The beginning of the event was spurred by a screening of an edited version of Primal Matter (2012), a video recasting the ‘entire work in seventeen minutes’. When asked about this transfiguration of a performance piece into, and his broader preoccupation with, video art, Papaioannou cheekily replied he is a ‘closeted’ film director and a ‘passionate editor’: ‘Editing is a form of choreography’, he says, lingering on how it informs his oeuvre and its dissemination. From this optic, I start pondering on how Papaioannou’s work might not only think with (and materialise) aesthetically and affectively potent images, but also with an underlying cinematic logic. Lest I provide an erroneous answer, I wonder instead why I stay riveted to this turn to editing: to a praxis arguing on the possibilities of processings, sequencings, reorderings, collations; its affordances for coalitions, solidarities, and resistance. In the guise of conclusion, I would like to dwell on two moments when my cognitive, affective, and bodily responses took an editorial spin, tethered to Papaioannou’s tangential, proximal cultural presence.
* Drenched and dressed in black, Dimitris Papaioannou is on stage, pounding on the floor what seems to be an octopus – again and again. A cut and a flashback to my summers in the peninsula of Chalkidiki, Greece. Me with an all-male company (my dad, neighbours, and other children), fishing and diving; catching an octopus, throwing it repeatedly on the ground to make it soft; muscles swelling and relaxing, again and again. A protoqueer awakening of homosexual desire. Is this how men are made?

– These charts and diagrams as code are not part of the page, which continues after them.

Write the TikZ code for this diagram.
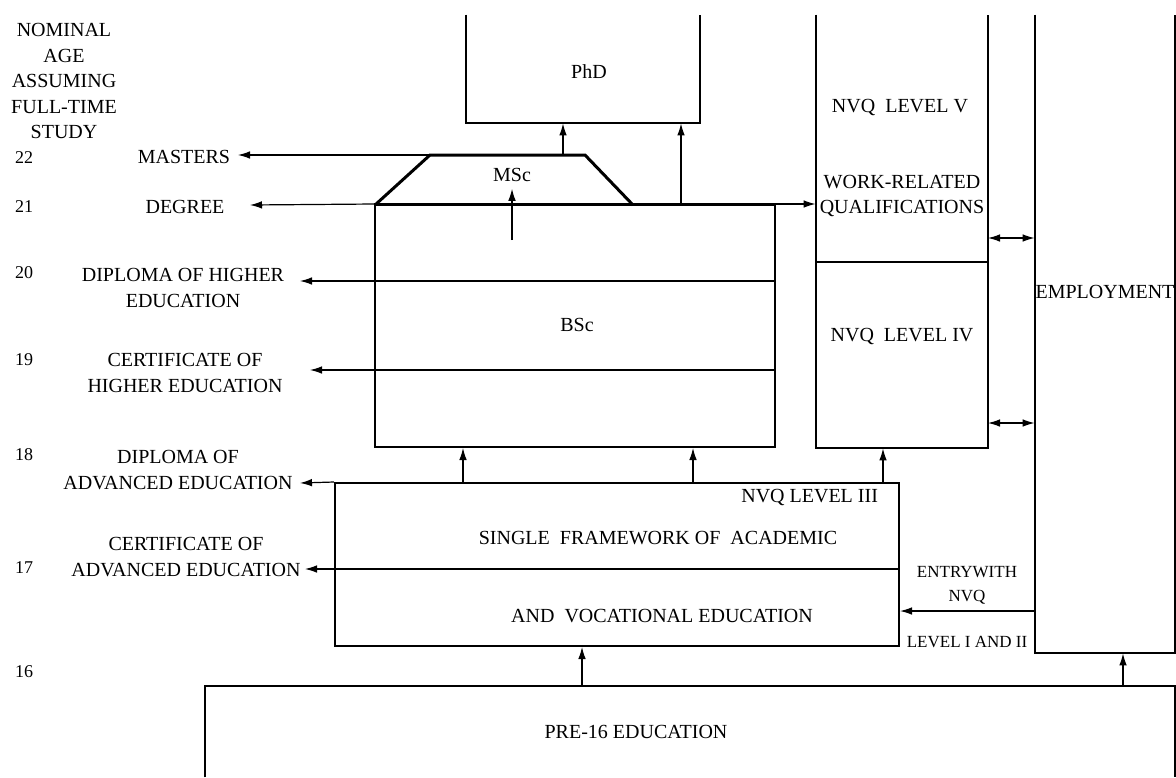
\documentclass[tikz,border=0pt]{standalone}
\usepackage{fontspec}
\setmainfont{Liberation Serif}
\usetikzlibrary{arrows.meta,positioning,fit,calc}

\begin{document}
\begin{tikzpicture}[x=0.5pt, y=-0.5pt,
        font=\fontsize{10}{12.75}\selectfont,
        box/.style={rectangle, inner sep=0pt, draw, line width=1pt},
        openbox/.style={rectangle, inner sep=0pt},
        side/.style={line width=1pt},
        heavy/.style={line width=1.5pt},
        divider/.style={line width=0.6pt},
        arr/.style={-{Latex[length=6pt,width=3.8pt]}, line width=0.6pt},
        darr/.style={{Latex[length=6pt,width=3.8pt]}-{Latex[length=6pt,width=3.8pt]}, line width=0.6pt},
        lbl/.style={align=center, inner sep=0pt},
        age/.style={font=\fontsize{9}{10}\selectfont, inner sep=0pt},
        entry/.style={font=\fontsize{8.5}{10}\selectfont, inner sep=0pt}
      ]
        \useasboundingbox (0,0) rectangle (1176,777);

        % ages down the left side
        \node[lbl] (head) at (64,81) {NOMINAL\\AGE\\ASSUMING\\FULL-TIME\\STUDY};
        \node[age] (a22) at (24,158) {22};
        \node[age] (a21) at (24,207) {21};
        \node[age] (a20) at (24,273) {20};
        \node[age] (a19) at (24,360) {19};
        \node[age] (a18) at (24,455) {18};
        \node[age] (a17) at (24,568) {17};
        \node[age] (a16) at (24,672) {16};

        % awards
        \node[lbl] (masters) at (184,157) {MASTERS};
        \node[lbl] (degree)  at (185,207) {DEGREE};
        \node[lbl] (dhe)     at (183,288) {DIPLOMA OF HIGHER\\EDUCATION};
        \node[lbl] (che)     at (185,373) {CERTIFICATE OF\\HIGHER EDUCATION};
        \node[lbl] (dae)     at (178,470) {DIPLOMA OF\\ADVANCED EDUCATION};
        \node[lbl] (cae)     at (186,557) {CERTIFICATE OF\\ADVANCED EDUCATION};
        \coordinate (tip22) at (238,155);
        \coordinate (tip21) at (250,205);
        \coordinate (tip20) at (300,281);
        \coordinate (tip19) at (310,370);
        \coordinate (tip18) at (300,483);
        \coordinate (tip17) at (305,569);

        % boxes
        \node[openbox, fit={(466,15)(700,123)}]   (phd)   {};
        \node[box,     fit={(375,205)(775,447)}]  (bsc)   {};
        \node[openbox, fit={(816,15)(988,448)}]   (nvq)   {};
        \node[openbox, fit={(1035,15)(1175,653)}] (emp)   {};
        \node[box,     fit={(335,483)(899,646)}]  (frame) {};
        \node[openbox, fit={(205,686)(1175,777)}] (pre)   {};

        \draw[side] (phd.north west) -- (phd.south west) -- (phd.south east) -- (phd.north east);
        \draw[side] (nvq.north west) -- (nvq.south west) -- (nvq.south east) -- (nvq.north east);
        \draw[side] (emp.north west) -- (emp.south west) -- (emp.south east) -- (emp.north east);
        \draw[side] (pre.south west) -- (pre.north west) -- (pre.north east) -- (pre.south east);

        % MSc on top of the BSc
        \coordinate (mscbl) at (375,205);
        \coordinate (msctl) at (430,155);
        \coordinate (msctr) at (585,155);
        \coordinate (mscbr) at (633,205);
        \draw[heavy] (mscbl) -- (msctl) -- (msctr) -- (mscbr);
        \draw[heavy] (bsc.north west) -- (bsc.north east);

        \node (phdtxt) at (589,72)  {PhD};
        \node (msc)    at (512,175) {MSc};
        \node (bsctxt) at (577,325) {BSc};
        \node (nvq5)   at (900,107) {NVQ\ \ LEVEL V};
        \node[lbl] (wrq) at (902,196) {WORK-RELATED\\QUALIFICATIONS};
        \node (nvq4)   at (902,336) {NVQ\ \ LEVEL IV};
        \node (emptxt) at (1105,292) {EMPLOYMENT};
        \node[anchor=east] (nvq3) at (885,497) {NVQ LEVEL III};
        \node (sf1)    at (658,538) {SINGLE\ \ FRAMEWORK OF\ \ ACADEMIC};
        \node (sf2)    at (662,616) {AND\ \ VOCATIONAL EDUCATION};
        \node[entry] (en1) at (967,572) {ENTRYWITH};
        \node[entry] (en2) at (967,597) {NVQ};
        \node[entry] (en3) at (967,642) {LEVEL I AND II};
        \node (pretxt) at (636,732) {PRE-16 EDUCATION};

        % inner dividers
        \coordinate (bsc20) at (775,281);
        \coordinate (bsc19) at (775,370);
        \coordinate (nvqdiv) at (816,262);
        \coordinate (framediv) at (899,569);
        \draw[divider] (nvqdiv) -- (nvqdiv -| nvq.east);

        % awards arrows
        \draw[arr] (msctl) -- (tip22);
        \draw[arr] (bsc.north west) -- (tip21);
        \draw[arr] (bsc20) -- (tip20);
        \draw[arr] (bsc19) -- (tip19);
        \draw[arr] (frame.north west) -- (tip18);
        \draw[arr] (framediv) -- (tip17);

        % progression arrows
        \coordinate (mscin) at (512,240);
        \coordinate (mscp)  at (563,155);
        \coordinate (bscp)  at (681,205);
        \coordinate (fa1)   at (463,483);
        \coordinate (fa2)   at (693,483);
        \coordinate (fa3)   at (883,483);
        \coordinate (pa1)   at (582,686);
        \coordinate (pa2)   at (1123,686);
        \coordinate (lnk5)  at (988,238);
        \coordinate (lnk4)  at (988,423);
        \coordinate (entry) at (1035,611);

        \draw[arr] (mscin) -- (msc.south);
        \draw[arr] (mscp) -- (mscp |- phd.south);
        \draw[arr] (bscp) -- (bscp |- phd.south);
        \draw[arr] (bsc.north east) -- (bsc.north east -| nvq.west);
        \draw[arr] (fa1) -- (fa1 |- bsc.south);
        \draw[arr] (fa2) -- (fa2 |- bsc.south);
        \draw[arr] (fa3) -- (fa3 |- nvq.south);
        \draw[arr] (pa1) -- (pa1 |- frame.south);
        \draw[arr] (pa2) -- (pa2 |- emp.south);
        \draw[arr] (entry) -- (entry -| frame.east);
        \draw[darr] (lnk5) -- (lnk5 -| emp.west);
        \draw[darr] (lnk4) -- (lnk4 -| emp.west);
      \end{tikzpicture}
\end{document}
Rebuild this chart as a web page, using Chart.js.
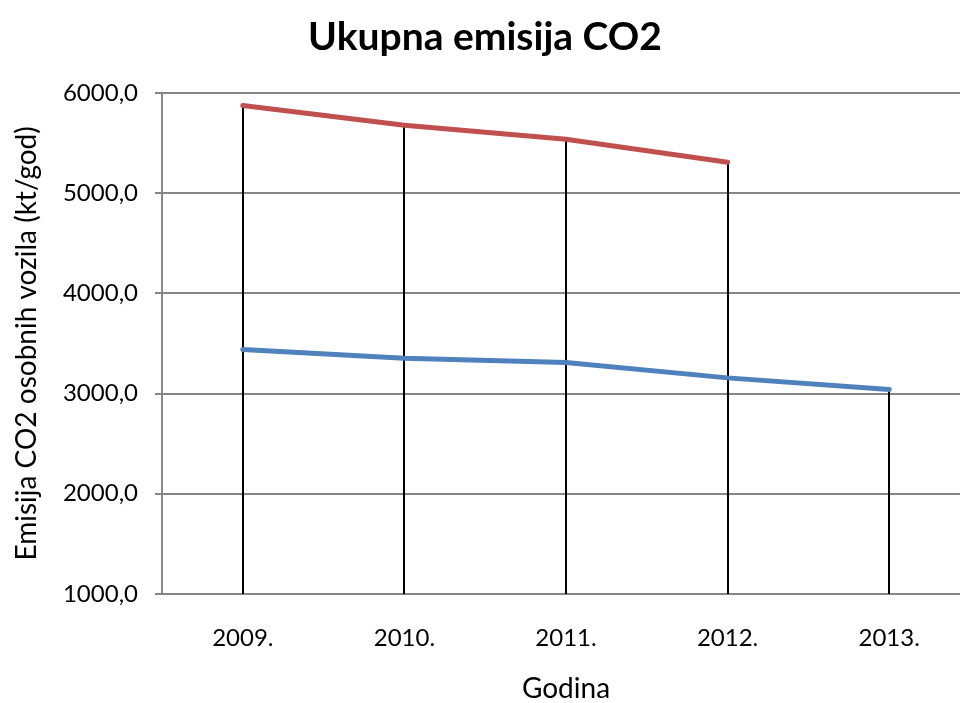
<!DOCTYPE html>
<html>
<head>
<meta charset="utf-8">
<script src="https://cdn.jsdelivr.net/npm/chart.js@4/dist/chart.umd.min.js"></script>
<style>
  html, body { margin: 0; padding: 0; background: #fff; overflow: hidden; }
  #wrap { width: 970px; height: 703px; position: relative; }
</style>
</head>
<body>
<div id="wrap"><canvas id="c"></canvas></div>
<script>
// Years on the category axis
const years = ['2009.', '2010.', '2011.', '2012.', '2013.'];
// Total CO2 emission of passenger cars (kt/god), two series
const seriesRed = [5874, 5676, 5537, 5307, null];
const seriesBlue = [3440, 3353, 3310, 3156, 3040];
// Value axis range and step
const yMin = 1000;
const yMax = 6000;
const yStep = 1000;

const FONT = 'Lato, "Open Sans", sans-serif';

// Vertical drop lines from the highest point of each year down to the category axis
const dropLines = {
  id: 'dropLines',
  beforeDatasetsDraw(chart) {
    const { ctx, scales: { x, y }, chartArea } = chart;
    ctx.save();
    ctx.strokeStyle = '#000';
    ctx.lineWidth = 2;
    years.forEach((_, i) => {
      const vals = chart.data.datasets.map(d => d.data[i]).filter(v => v !== null && v !== undefined);
      if (!vals.length) return;
      const top = Math.max(...vals);
      const px = Math.round(x.getPixelForValue(i));
      ctx.beginPath();
      ctx.moveTo(px, y.getPixelForValue(top));
      ctx.lineTo(px, chartArea.bottom);
      ctx.stroke();
    });
    ctx.restore();
  }
};

new Chart(document.getElementById('c'), {
  type: 'line',
  data: {
    labels: years,
    datasets: [
      { data: seriesRed, borderColor: '#C0504D', borderWidth: 5, pointRadius: 0, tension: 0, spanGaps: false, borderCapStyle: 'round' },
      { data: seriesBlue, borderColor: '#4F81BD', borderWidth: 5, pointRadius: 0, tension: 0, borderCapStyle: 'round' }
    ]
  },
  options: {
    responsive: true,
    maintainAspectRatio: false,
    animation: false,
    layout: { padding: 0 },
    plugins: {
      legend: { display: false },
      tooltip: { enabled: false },
      title: {
        display: true,
        text: 'Ukupna emisija CO2',
        color: '#000',
        font: { family: FONT, size: 39, weight: 'bold' },
        padding: { top: 14, bottom: 32 }
      }
    },
    scales: {
      x: {
        offset: true,
        grid: { display: false, drawTicks: false },
        border: { display: true, color: '#868686', width: 2 },
        ticks: { color: '#000', font: { family: FONT, size: 24 }, padding: 30 },
        title: { display: true, text: 'Godina', color: '#000', font: { family: FONT, size: 28, lineHeight: 1 }, padding: { top: 0, bottom: 0 } },
        afterFit(scale) { scale.height = 109; }
      },
      y: {
        min: yMin,
        max: yMax,
        ticks: {
          stepSize: yStep,
          color: '#000',
          font: { family: FONT, size: 24 },
          padding: 17,
          callback: v => v.toFixed(1).replace('.', ',')
        },
        grid: { color: '#868686', lineWidth: 2, tickLength: 7 },
        border: { display: true, color: '#868686', width: 2 },
        title: { display: true, text: 'Emisija CO2 osobnih vozila (kt/god)', color: '#000', font: { family: FONT, size: 28, lineHeight: 1 }, padding: { top: 13, bottom: 0 } },
        afterFit(scale) { scale.width = 162; }
      }
    }
  },
  plugins: [dropLines]
});
</script>
</body>
</html>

* 9 March, lying on a couch with my closest friends in the UK, I see videos of a violent mob assaulting a trans* couple in the middle of Thessaloniki, my hometown’s, most central square. I instinctively search for my friends’ hands to hold, to weave our fingers into fists, in a touching linkage stretching to our communities back home. His work featuring at the 26th Thessaloniki International Documentary Festival, Papaioannou commented on the attack the next day, metres away from where it happened.